Se é lícito denominar “filhote da ditadura” a qualquer um que tenha colaborado com o regime militar, com igual rigor e justiça os que se beneficiaram da ajuda de Cuba devem ser chamados “filhotes do genocídio”.

Mas 17 mil são só os que morreram em território cubano. Não estou contando aqueles que tropas armadas, instruídas e financiadas pelo governo de Havana, co-irmãs da guerrilha brasileira, assassinaram no Peru, na Nicarágua, na Colômbia. São 80 mil no total: para cada comunista morto no Brasil, seus companheiros mataram mais de 49 não-comunistas no continente. E continuam matando. Seus sofrimentos, além de fartamente indenizados em dinheiro, já foram vingados 49 vezes. Com que autoridade moral, pois, ainda erguem seu dedo acusador contra os “filhotes da ditadura”? Malgrado a força intrínseca desses fatos e números, a malícia esquerdista poderá tentar neutralizá-los alegando que saem da boca de um anticomunista. Mas seria inverter causa e efeito. Não penso essas coisas por ser anticomunista: tornei-me anticomunista porque me dei conta dessas coisas.

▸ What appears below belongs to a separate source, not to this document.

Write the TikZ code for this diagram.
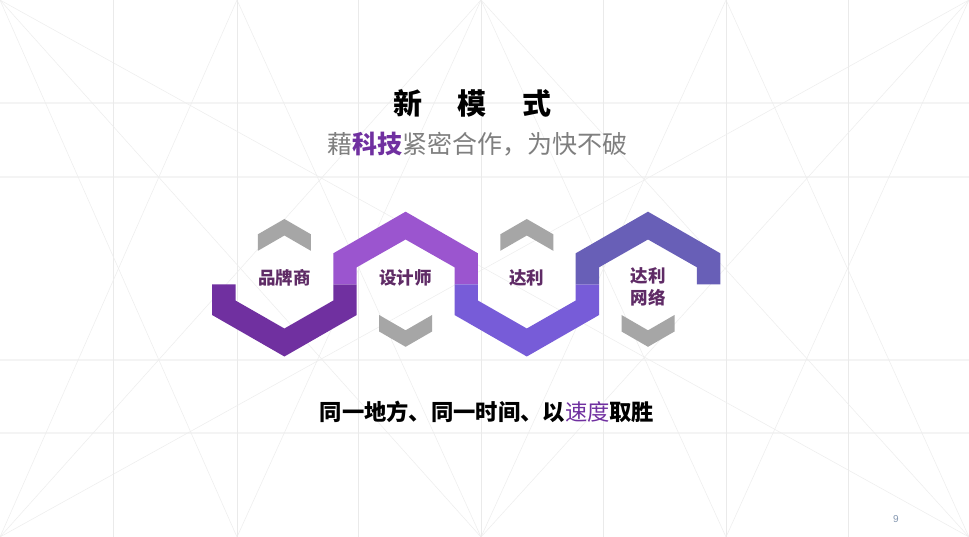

Mesmo assim, guardei-as comigo anos a fio, por medo de prejudicar aqueles a quem um dia chamara “companheiros”. Se de algo posso ser acusado, é desse comodismo pusilânime do qual por fim me libertei, mas que me fez tardar demasiado em dizer a verdade. Muitos, sabendo dela tanto quanto eu, vivem ainda de camuflá-la sob jogos de palavras, e não para proteger a terceiros, mas a si mesmos e às vantagens de que hoje desfrutam, seja como membros do governo, seja como ídolos da oposição. Nisso consiste toda a sua moral: culpa reprimida, transmutada em fome insaciável de retaliações e compensações.

É claro que os crimes da ditadura militar devem ser denunciados, investigados e punidos – mas não por esse tipo de gente. Não por essa escória.